La flambée des prix des denrées alimentaires provoque des émeutes dans le monde. La lutte contre la pauvreté a reculé de sept ans. Les pays riches se mobilisent pour pallier les besoins les plus urgents et préparer l'avenir. Les biocarburants seraient la goutte d'eau qui fait déborder le vase dans un contexte de déséquilibre de l'offre et de la demande.
La situation en Haïti, où le gouvernement est tombé samedi après une dizaine de jours d'émeutes de la faim, illustre la nécessité de mesures pour faire face à la hausse des prix des denrées alimentaires dans le monde entier. Selon la FAO, l'organisation des Nations unies pour l'alimentation et l'agriculture, plus d'une trentaine de pays seraient directement menacés. L'ensemble des prix alimentaires mondiaux a bondi de 83 % au cours des trois dernières années. Pour le blé, la hausse atteint 181 %. Les causes de cette flambée des prix alimentaires sont désormais identifiées.
Tout d'abord, la hausse spectaculaire de la consommation dans plusieurs grands pays émergents, comme la Chine ou l'Inde. À cela s'ajoute l'essor des agrocarburants. Cette année, un quart de la production de maïs des États-Unis a par exemple servi à produire des biocarburants. Dans le même temps, plusieurs accidents climatiques ont réduit les stocks.
Du coup, la spéculation, phénomène nouveau dans l'agriculture, bat son plein. La Banque mondiale a décidé hier d'octroyer une aide de 10 millions de dollars à Haïti pour aider le gouvernement à répondre à la crise alimentaire.
Les biocarburants, un temps présentés comme solution miracle face à l'envolée des prix du pétrole, n'ont plus la cote.
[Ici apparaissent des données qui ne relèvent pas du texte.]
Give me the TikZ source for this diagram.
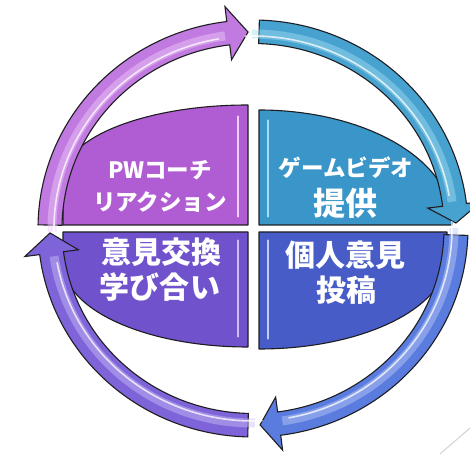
\documentclass[tikz,border=0pt]{standalone}
\usepackage{fontspec}
\newfontfamily\jpfont{Noto Sans CJK JP}
\definecolor{tlfill}{RGB}{176,92,210}
\definecolor{tlarrow}{RGB}{192,122,224}
\definecolor{tlshine}{RGB}{240,205,250}
\definecolor{trfill}{RGB}{58,150,200}
\definecolor{trarrow}{RGB}{72,162,208}
\definecolor{trshine}{RGB}{165,222,242}
\definecolor{blfill}{RGB}{112,82,204}
\definecolor{blarrow}{RGB}{126,100,216}
\definecolor{blshine}{RGB}{205,190,248}
\definecolor{brfill}{RGB}{72,92,200}
\definecolor{brarrow}{RGB}{90,124,222}
\definecolor{brshine}{RGB}{190,205,248}
\definecolor{edge}{RGB}{30,30,34}
\tikzset{
  quadrant/.style={draw=edge, line width=1.1pt, line join=round},
  ringarrow/.style={draw=edge, line width=1.1pt, line join=miter},
  bevel/.style={line width=2.2pt, line cap=round},
  small/.style={text=white, inner sep=0pt, font=\jpfont\bfseries\fontsize{22.5}{26}\selectfont},
  big/.style={text=white, inner sep=0pt, font=\jpfont\bfseries\fontsize{30}{34}\selectfont},
  bigger/.style={big, font=\jpfont\bfseries\fontsize{32}{36}\selectfont}
}
% ring radii (outer, middle, inner)
\newcommand{\rxo}{215}\newcommand{\ryo}{208.5}
\newcommand{\rxm}{203}\newcommand{\rym}{196.5}
\newcommand{\rxi}{191}\newcommand{\ryi}{185}
% start angle, head base angle, tip angle, fill, shine
\newcommand{\cyclearrow}[5]{%
  \filldraw[ringarrow, fill=#4]
    ({\rxo*cos(#1)},{\ryo*sin(#1)})
    arc[start angle=#1, end angle=#2, x radius=\rxo pt, y radius=\ryo pt]
    -- ({(\rxo+15)*cos(#2)},{(\ryo+15)*sin(#2)})
    -- ({\rxm*cos(#3)},{\rym*sin(#3)})
    -- ({(\rxi-15)*cos(#2)},{(\ryi-15)*sin(#2)})
    -- ({\rxi*cos(#2)},{\ryi*sin(#2)})
    arc[start angle=#2, end angle=#1, x radius=\rxi pt, y radius=\ryi pt]
    -- cycle;
  \draw[#5, line width=9pt, opacity=0.45]
    ({(\rxm-2)*cos(#1+2)},{(\rym-2)*sin(#1+2)})
    arc[start angle=#1+2, end angle=#2+1, x radius=\rxm pt-2pt, y radius=\rym pt-2pt];
  \draw[white, line width=1.6pt, line cap=round, opacity=0.75]
    ({(\rxm-4)*cos(#1+4)},{(\rym-4)*sin(#1+4)})
    arc[start angle=#1+4, end angle=#2+3, x radius=\rxm pt-4pt, y radius=\rym pt-4pt];
}
\begin{document}
\begin{tikzpicture}[x=1pt,y=1pt]
  \useasboundingbox (-253,-225.5) rectangle (217,228.5);

  % quadrants
  \filldraw[quadrant, fill=tlfill] (-5,3.5) -- (-190,3.5) -- (-190,50.5)
    arc[start angle=180, end angle=90, x radius=185pt, y radius=73pt] -- cycle;
  \filldraw[quadrant, fill=trfill] (6,3.5) -- (6,118.5)
    arc[start angle=90, end angle=0, x radius=193pt, y radius=112pt] -- (199,3.5) -- cycle;
  \filldraw[quadrant, fill=blfill] (-5,-3.5) -- (-190,-3.5) -- (-190,-34.5)
    arc[start angle=180, end angle=270, x radius=185pt, y radius=84pt] -- cycle;
  \filldraw[quadrant, fill=brfill] (6,-3.5) -- (194,-3.5) -- (194,-28.5)
    arc[start angle=0, end angle=-90, x radius=188pt, y radius=92pt] -- cycle;

  \draw[bevel, tlshine] (-15,112) -- (-15,12);
  \draw[bevel, trshine] (15,108) -- (15,12);
  \draw[bevel, blshine] (-15,-12) -- (-15,-108);
  \draw[bevel, brshine] (15,-12) -- (15,-110);

  % ring of arrows
  \cyclearrow{179}{97}{91.4}{tlarrow}{tlshine}
  \cyclearrow{88.3}{6.9}{1.6}{trarrow}{trshine}
  \cyclearrow{-1.9}{-82.6}{-88}{brarrow}{brshine}
  \cyclearrow{-91.4}{-172.8}{-178.7}{blarrow}{blshine}

  % labels
  \node[small] at (-93,58.5) (pwcoach) {PWコーチ};
  \node[small] at (-93,26.5) (reaction) {リアクション};
  \node[small] at (93,60.5) (gamevideo) {ゲームビデオ};
  \node[bigger] at (92,25.5) (provide) {提供};
  \node[big] at (-91,-23.5) (exchange) {意見交換};
  \node[big] at (-93,-58.5) (learn) {学び合い};
  \node[big] at (92,-26.5) (opinion) {個人意見};
  \node[big] at (93,-61.5) (post) {投稿};

  \coordinate (cornera) at (187,-225.5);
  \coordinate (cornerb) at (217,-199.5);
  \draw[gray!35, line width=1pt] (cornera) -- (cornerb);
\end{tikzpicture}
\end{document}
En raison des conséquences négatives de leur production pour l'environnement avec la déforestation, et pour l'alimentation avec la flambée des prix, ils sont même de plus en plus contestés.
Certes, les biocarburants n'expliquent pas tout. Les économistes s'accordent à dire que l'envolée des prix des denrées alimentaires se justifierait avant tout par le déséquilibre de l'offre et de la demande, en particulier par la hausse de la demande alimentaire dans les pays émergents comme la Chine ou l'Inde. À cela s'ajoute le contexte d'accidents climatiques à répétition, ce qui fait baisser les stocks.
Du coup, la spéculation, notamment sur les échanges de céréales, bat son plein, phénomène nouveau dans l'agriculture. Bref, les biocarburants seraient la goutte d'eau qui fait déborder le vase. C'est aussi le point de vue que défend le président brésilien, Luiz Inacio Lula da Silva, alors que la production de biocarburants, notamment de l'éthanol tiré de la canne à sucre, prend une importance grandissante dans l'économie du Brésil. " Ne me dites pas que les biocarburants provoquent la hausse des prix " alimentaires, s'écrie Lula.
Et d'ajouter : " Aujourd'hui, il y a plus de gens qui mangent. Les Chinois mangent, les Indiens mangent, les Brésiliens mangent et les gens vivent plus longtemps. " En clair, c'est le nombre croissant de bouches à nourrir qui provoque la hausse des prix.
UN DESTRUCTEUR D'ECOSYSTEMES
L'Union européenne a l'intention de porter à 10 % l'incorporation des biocarburants dans les essences classiques à l'horizon 2020. Mais ce projet bas de l'aile en raison du bilan écologique peu glorieux du développement des biocarburants. À ce titre, l'expérience indonésienne est évocatrice.
Cet archipel est devenu le premier producteur mondial d'huiles de palme, en rasant d'immenses forêts naturelles, notamment sur tourbières, un écosystème très spécial composé d'une accumulation de matières organiques. Une forêt sur tourbière contient 30 fois plus de carbone qu'une forêt humide normale et la transformer en plantation conduit à libérer les énormes quantités de carbone stocké dans le sol. Une étude publiée dans le magazine Science a conclu qu'il faudrait 840 ans aux biocarburants tirés des plantations sur tourbières d'Indonésie pour effacer la " dette en carbone " générée par la transformation de ce milieu naturel.
L'Indonésie s'est d'ailleurs hissée en quelques années du 21e au 3e rang des plus gros émetteurs de gaz à effet de serre, juste derrière les États-Unis et la Chine. En tout cas, la présidence slovène de l'Union européenne envisage de demander aux États membres de l'Union européenne une réflexion renouvelée sur les agrocarburants.